La démarche syndicale s’inscrit dans un droit constitutionnel et garantie par le premier magistrat du pays. C’est tout à fait logique. Ils ont le droit de mener leurs grèves. Mais aujourd’hui dans l’intérêt de notre pays, il faut privilégier la stabilité. C’est-à-dire, c’est le moment d’attirer les investisseurs vers notre pays. D’abord il faut que les deux parties se retrouvent. Il faut sortir de ce carcan, de dire que le gouvernement a raison ou les syndicalistes ont raison. Il faut simplement privilégier l’intérêt du pays que tous les sujets soient mis sur la table. Pour que les syndicats puissent s’impliquer, participer et avoir tous les éléments, tous les tenants et aboutissants dans la structuration du pays. Et sur cette question, c’est extrêmement important d’autant plus que la hausse du carburant n’épargne aucun pays. Mais il faut impliquer l’assemble des parties prenantes pour apaiser la tension parce que les crises ne sont pas favorables aux investissements.

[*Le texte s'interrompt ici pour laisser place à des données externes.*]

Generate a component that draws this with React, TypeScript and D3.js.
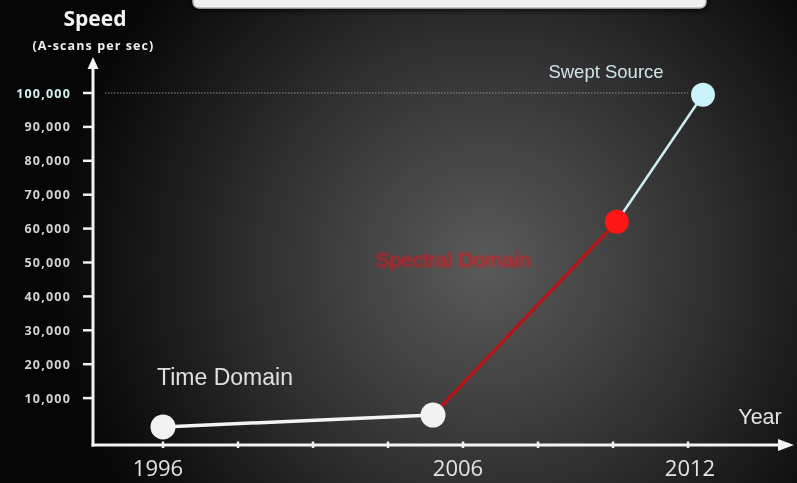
import React from "react";
import * as d3 from "d3";

const W = 797;
const H = 483;

// Milestones: year and axial scan rate (A-scans per second)
const eras = ["Time Domain", "Time Domain", "Spectral Domain", "Swept Source"];
const years = [1996, 2005, 2010.1, 2012.4];
const speeds = [1500, 5000, 62000, 99500];

// Axis ticks
const yTicks = [10000, 20000, 30000, 40000, 50000, 60000, 70000, 80000, 90000, 100000];
const xTickYears = [1996, 1998.5, 2001, 2003.5, 2006, 2008, 2010, 2012];
const xLabelYears = [1996, 2006, 2012];

export default function App() {
  const y = d3.scaleLinear().domain([0, 100000]).range([432, 93]);
  const x = d3.scaleLinear().domain([1996, 2006, 2012]).range([163, 463, 688]);
  const fmt = d3.format(",");

  const axisX = 93;
  const axisY = 445;

  const pts = years.map((yr, i) => ({ x: x(yr), y: y(speeds[i]), era: eras[i] }));
  const line = d3.line<{ x: number; y: number }>().x((d) => d.x).y((d) => d.y);

  const segColors = ["#f4f4f4", "#b3161a", "#cdeff4"];
  const segWidths = [3.5, 3.5, 2.5];
  const dotColors = ["#f2f2f2", "#f2f2f2", "#ff1616", "#c9f3f8"];
  const dotR = [12.5, 12.5, 12, 12];

  const labelFont = "'Open Sans', 'DejaVu Sans', sans-serif";
  const plainFont = "'Liberation Sans', Arial, sans-serif";

  return (
    <svg
      width={W}
      height={H}
      style={{ position: "fixed", left: 0, top: 0, display: "block" }}
    >
      <defs>
        <radialGradient id="bg" gradientUnits="userSpaceOnUse" cx={485} cy={265} r={440}>
          <stop offset="0" stopColor="#5a5a5a" />
          <stop offset="0.45" stopColor="#353535" />
          <stop offset="0.8" stopColor="#151515" />
          <stop offset="1" stopColor="#050505" />
        </radialGradient>
        <filter id="soft" x="-10%" y="-50%" width="120%" height="200%">
          <feGaussianBlur stdDeviation="1.1" />
        </filter>
        <filter id="shadow" x="-5%" y="-100%" width="110%" height="300%">
          <feGaussianBlur stdDeviation="2" />
        </filter>
      </defs>
      <rect width={W} height={H} fill="url(#bg)" />

      {/* title box at top */}
      <rect x={191} y={-12} width={518} height={23} rx={6} fill="#000" opacity={0.6} filter="url(#shadow)" />
      <rect x={193} y={-14} width={513} height={22} rx={6} fill="#efefef" stroke="#b8b8b8" strokeWidth={1.5} />

      {/* axis titles */}
      <text x={95} y={26} textAnchor="middle" fill="#f2f2f2" fontFamily={labelFont} fontWeight="bold" fontSize={21}>
        Speed
      </text>
      <text
        x={93.5}
        y={50}
        textAnchor="middle"
        fill="#eee"
        fontFamily={labelFont}
        fontWeight="bold"
        fontSize={12.5}
        letterSpacing={1.1}
      >
        (A-scans per sec)
      </text>

      {/* reference line at 100,000 */}
      <line x1={105} x2={688} y1={y(100000)} y2={y(100000)} stroke="#aaa" strokeWidth={1} strokeDasharray="1.5,1.5" opacity={0.8} />

      {/* y axis */}
      <line x1={axisX} x2={axisX} y1={axisY + 1.5} y2={66} stroke="#f4f4f4" strokeWidth={3} />
      <path d={`M${axisX - 5.5},69 L${axisX},57 L${axisX + 5.5},69 Z`} fill="#f4f4f4" />
      {yTicks.map((t) => (
        <g key={t}>
          <line x1={83} x2={axisX} y1={y(t)} y2={y(t)} stroke="#f0f0f0" strokeWidth={2.5} />
          <text
            x={71}
            y={y(t) + 4.5}
            textAnchor="end"
            fill={t === 100000 ? "#d6f1ef" : "#d4d4d4"}
            fontFamily={labelFont}
            fontWeight="bold"
            fontSize={12.5}
            letterSpacing={1.2}
          >
            {fmt(t)}
          </text>
        </g>
      ))}

      {/* x axis */}
      <line x1={axisX - 1.5} x2={780} y1={axisY} y2={axisY} stroke="#f4f4f4" strokeWidth={3} />
      <path d={`M778,${axisY - 6} L794,${axisY} L778,${axisY + 6} Z`} fill="#f4f4f4" />
      {xTickYears.map((t) => (
        <line key={t} x1={x(t)} x2={x(t)} y1={axisY - 3.5} y2={axisY + 3} stroke="#f0f0f0" strokeWidth={2.5} />
      ))}
      {xLabelYears.map((t, i) => (
        <text
          key={t}
          x={x(t) + (i === 0 ? -5 : i === 1 ? -5 : 2)}
          y={axisY + 31}
          textAnchor="middle"
          fill="#e4e4e4"
          fontFamily={labelFont}
          fontSize={22}
        >
          {t}
        </text>
      ))}
      <text x={760} y={424} textAnchor="middle" fill="#e4e4e4" fontFamily={plainFont} fontSize={21.5}>
        Year
      </text>

      {/* connecting segments */}
      {pts.slice(1).map((p, i) => (
        <path
          key={i}
          d={line([pts[i], p]) || ""}
          stroke={segColors[i]}
          strokeWidth={segWidths[i]}
          fill="none"
        />
      ))}

      {/* milestones */}
      {pts.map((p, i) => (
        <circle key={i} cx={p.x} cy={p.y} r={dotR[i]} fill={dotColors[i]} />
      ))}

      {/* era labels */}
      <text x={225} y={385} textAnchor="middle" fill="#e0e0e0" fontFamily={plainFont} fontSize={23}>
        {eras[0]}
      </text>
      <text
        x={453}
        y={267}
        textAnchor="middle"
        fill="#e3121a"
        fontFamily={plainFont}
        fontSize={21}
        filter="url(#soft)"
      >
        {eras[2]}
      </text>
      <text x={606} y={78} textAnchor="middle" fill="#cfe6e8" fontFamily={plainFont} fontSize={18.5}>
        {eras[3]}
      </text>
    </svg>
  );
}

Pour le moment, nous constatons qu’aucune partie ne veut lâcher du lest. Tout le monde veut se camper sur sa position. Alors aujourd’hui, qu’elle solution préconisez-vous pour une sortie de crise ?
Tout d’abord, c’est de mettre de la bonne foi, comme critère, et ensuite sortir de ce carcan pour dire que tel à raison ou tel à tort. Chaque partie doit mettre de l’eau dans son vin et essayer de trouver les mécanismes de structuration des prix à l’instar de certains pays qui nous entourent, cela est un point important. Et, deuxièmement, c’est d’essayer de mettre en place un système de lisage, c’est-à-dire, d’éviter souvent les augmentations très élevées ou des baisses aussi considérables. C’est ce qui permet de trouver un équilibre à chaque fois que le prix du baril augmente sur le plan mondial. C’est que les syndicats doivent savoir dans quel paramètre les prix vont augmenter. Donc, il y a une question effectivement de transparence, de discussion, de bonne foi et d’ouverture qui doit concerner l’ensemble des parties. A cela, s’ajoute aussi que le gouvernement doit promouvoir l’ensemble de la bonne gouvernance, lutter contre la corruption et les déperditions budgétaires, ce qui est extrêmement important. Et, réduire aussi le train de vie de l’Etat.